Gerarchia e competenza quali criteri concorrenti di sistemazione della attuali fonti normative

Dal 1948 in poi, i primi tentativi dottrinali di sistemazione tendono pur sempre a mettere in luce i tradizionali “rapporti di parità e gerarchia”. Ed effettivamente alcune tra le nuove fonti sono ancora sistemabili per mezzo del criterio gerarchico. In sintesi si avverte che la Costituzione repubblicana configura un vasto ed eterogeneo complesso di fonti rette dal criterio della competenza piuttosto che dal criterio gerarchico: giacché specialmente, varie norme costituzionali sottraggono materie od oggetti o rapporti del più vario genere alla competenza della legge statale ordinaria, configurando in tal modo altrettante fonti normative che non sono né inferiori né parificate né superiori al confronto con la legge medesima, bensì differenziate per l’ambito di attività normativa spettante ad ognuna di esse.

Più in generale, sul criterio della competenza si fondano le fondi atipiche: ravvisabili ogniqualvolta si registri una “scissione” tra la forza attiva e la forza passiva. Si pensi alle leggi dei Patti Lateranensi, che appunto in vista delle intervenute intese fra l’Italia e la Santa Sede “non richiedono procedimento di revisione Costituzionale”

La Carta Costituzionale continua comunque a servirsi di espressioni che comportano il permanere d’un qualche rapporto gerarchico: quali sono la “forza di legge” e il “valore di legge”, che nel linguaggio costituzionale formano una vera e propria endiadi.
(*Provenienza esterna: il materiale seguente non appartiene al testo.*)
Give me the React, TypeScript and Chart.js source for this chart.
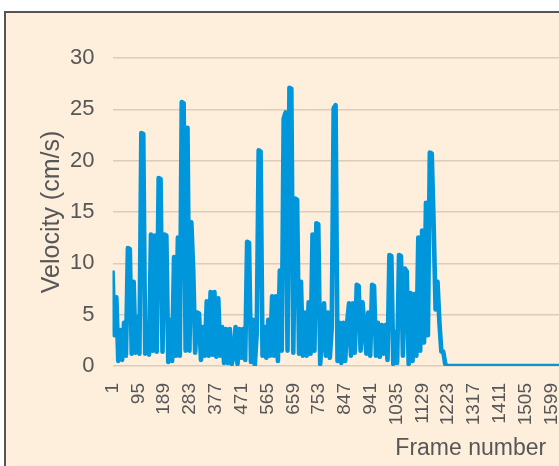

In secondo luogo, una gerarchia delle fonti suole tuttora venire presupposta non solamente allorché sono poste a confronto la Costituzione e tutte le fonti “costituite” da essa, ma anche quando si ragiona dei rapporti fra le leggi ed i regolamenti.

 

La costituzione

La Costituzione rappresenta la fonte suprema, condizionante ogni altro atto e fatto normativo, senza mai essere condizionata. Lo dimostra in effetti il carattere rigido della Carta del ’47, modificabile attraverso le sole procedure previste dall’art. 138 Cost.

Vero è che la presente Carta costituzionale italiana non appartiene al genere delle costituzioni brevi, peculiari del secolo scorso, che si limitavano a considerare gli aspetti essenziali dell’organizzazione dei pubblici poteri. Si tratta, al contrario, di un documento classificabile senz’altro fra le Costituzioni lunghe; e ciò non tanto in vista dei suoi 139 articoli, quanto in conseguenza degli oggetti che essi riguardano.

Anziché considerare il solo assetto dello Stato-apparato e degli altri enti pubblici costituzionalmente rilevanti, la Costituzione italiana dedica la quasi totalità dei suoi principi fondamentali e l’intera prima parte al riconoscimento ed alla disciplina dei diritti spettanti ai cittadini, statuendo una serie di proclamazioni e di garanzie del tutto nuove rispetto a quelle desumibili dallo Statuto albertino.

A questi effetti si è prospettato il dubbio se le disposizioni costituzionali valgano tutte a dettare altrettante norme giuridiche ovvero si riducano, almeno in certi casi, a manifesti politici del preconizzato Stato sociale, che in sé non contribuirebbero a comporre l’ordinamento. Ma occorre aggiungere che varie norme costituzionali di carattere organizzativo, contenute nella parte seconda della Costituzione, esigono di essere integrate dal legislatore per divenire compiutamente applicabili. Anche in quest’ultimo senso pareva pertanto che la Costituzione, per alcune sue parti, avesse quale unico destinatario il Parlamento, non ponendo norme che fossero senz’altro imperative a tutti i loro possibili effetti.

Le norme programmatiche sono norme dirette dal legislatore che ne deve curare l’attuazione. Nell’ambito delle norme precettive si pensava invece che alcune fossero ad applicazione diretta ed immediata, altre ad applicazione differita; ed anzi avvertirono che, accanto alle norme comunque precettive, stavano le disposizioni puramente direttive, volte “a indicare un indirizzo al legislatore futuro”, tanto da non formare “vere e proprie norme giudiche”.